** begin Source data **

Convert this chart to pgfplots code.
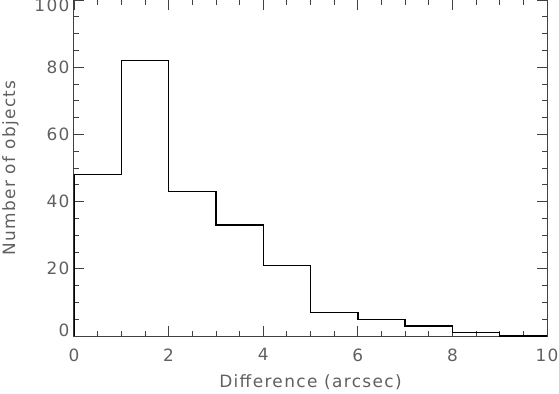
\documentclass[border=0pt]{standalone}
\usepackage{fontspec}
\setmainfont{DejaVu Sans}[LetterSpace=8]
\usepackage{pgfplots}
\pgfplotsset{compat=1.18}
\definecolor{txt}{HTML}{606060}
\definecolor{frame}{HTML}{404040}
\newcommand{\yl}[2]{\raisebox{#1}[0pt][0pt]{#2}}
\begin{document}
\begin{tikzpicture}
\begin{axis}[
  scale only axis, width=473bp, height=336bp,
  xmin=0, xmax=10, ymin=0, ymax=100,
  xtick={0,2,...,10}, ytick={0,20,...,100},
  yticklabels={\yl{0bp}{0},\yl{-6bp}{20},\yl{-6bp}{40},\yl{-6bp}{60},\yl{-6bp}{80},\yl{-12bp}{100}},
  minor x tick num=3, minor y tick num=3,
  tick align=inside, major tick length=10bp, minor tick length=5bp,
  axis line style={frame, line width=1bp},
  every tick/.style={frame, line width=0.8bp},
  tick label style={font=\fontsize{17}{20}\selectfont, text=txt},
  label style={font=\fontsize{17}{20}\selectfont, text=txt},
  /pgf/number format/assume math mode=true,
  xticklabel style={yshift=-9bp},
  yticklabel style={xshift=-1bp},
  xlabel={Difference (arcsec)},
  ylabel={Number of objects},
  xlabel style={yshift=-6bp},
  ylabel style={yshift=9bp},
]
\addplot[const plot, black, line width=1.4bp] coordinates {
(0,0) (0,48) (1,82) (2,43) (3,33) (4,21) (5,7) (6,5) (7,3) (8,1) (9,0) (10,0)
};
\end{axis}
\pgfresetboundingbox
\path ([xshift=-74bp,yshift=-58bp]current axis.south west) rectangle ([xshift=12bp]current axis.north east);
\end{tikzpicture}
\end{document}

** end Source data **

Short exercise: Reproduce the full material exactly, excluding the pictures.

Answer to the exercise:
Convert this chart to pgfplots code.
\documentclass[border=0pt]{standalone}
\usepackage{fontspec}
\setmainfont{DejaVu Sans}[LetterSpace=8]
\usepackage{pgfplots}
\pgfplotsset{compat=1.18}
\definecolor{txt}{HTML}{606060}
\definecolor{frame}{HTML}{404040}
\newcommand{\yl}[2]{\raisebox{#1}[0pt][0pt]{#2}}
\begin{document}
\begin{tikzpicture}
\begin{axis}[
  scale only axis, width=473bp, height=336bp,
  xmin=0, xmax=10, ymin=0, ymax=100,
  xtick={0,2,...,10}, ytick={0,20,...,100},
  yticklabels={\yl{0bp}{0},\yl{-6bp}{20},\yl{-6bp}{40},\yl{-6bp}{60},\yl{-6bp}{80},\yl{-12bp}{100}},
  minor x tick num=3, minor y tick num=3,
  tick align=inside, major tick length=10bp, minor tick length=5bp,
  axis line style={frame, line width=1bp},
  every tick/.style={frame, line width=0.8bp},
  tick label style={font=\fontsize{17}{20}\selectfont, text=txt},
  label style={font=\fontsize{17}{20}\selectfont, text=txt},
  /pgf/number format/assume math mode=true,
  xticklabel style={yshift=-9bp},
  yticklabel style={xshift=-1bp},
  xlabel={Difference (arcsec)},
  ylabel={Number of objects},
  xlabel style={yshift=-6bp},
  ylabel style={yshift=9bp},
]
\addplot[const plot, black, line width=1.4bp] coordinates {
(0,0) (0,48) (1,82) (2,43) (3,33) (4,21) (5,7) (6,5) (7,3) (8,1) (9,0) (10,0)
};
\end{axis}
\pgfresetboundingbox
\path ([xshift=-74bp,yshift=-58bp]current axis.south west) rectangle ([xshift=12bp]current axis.north east);
\end{tikzpicture}
\end{document}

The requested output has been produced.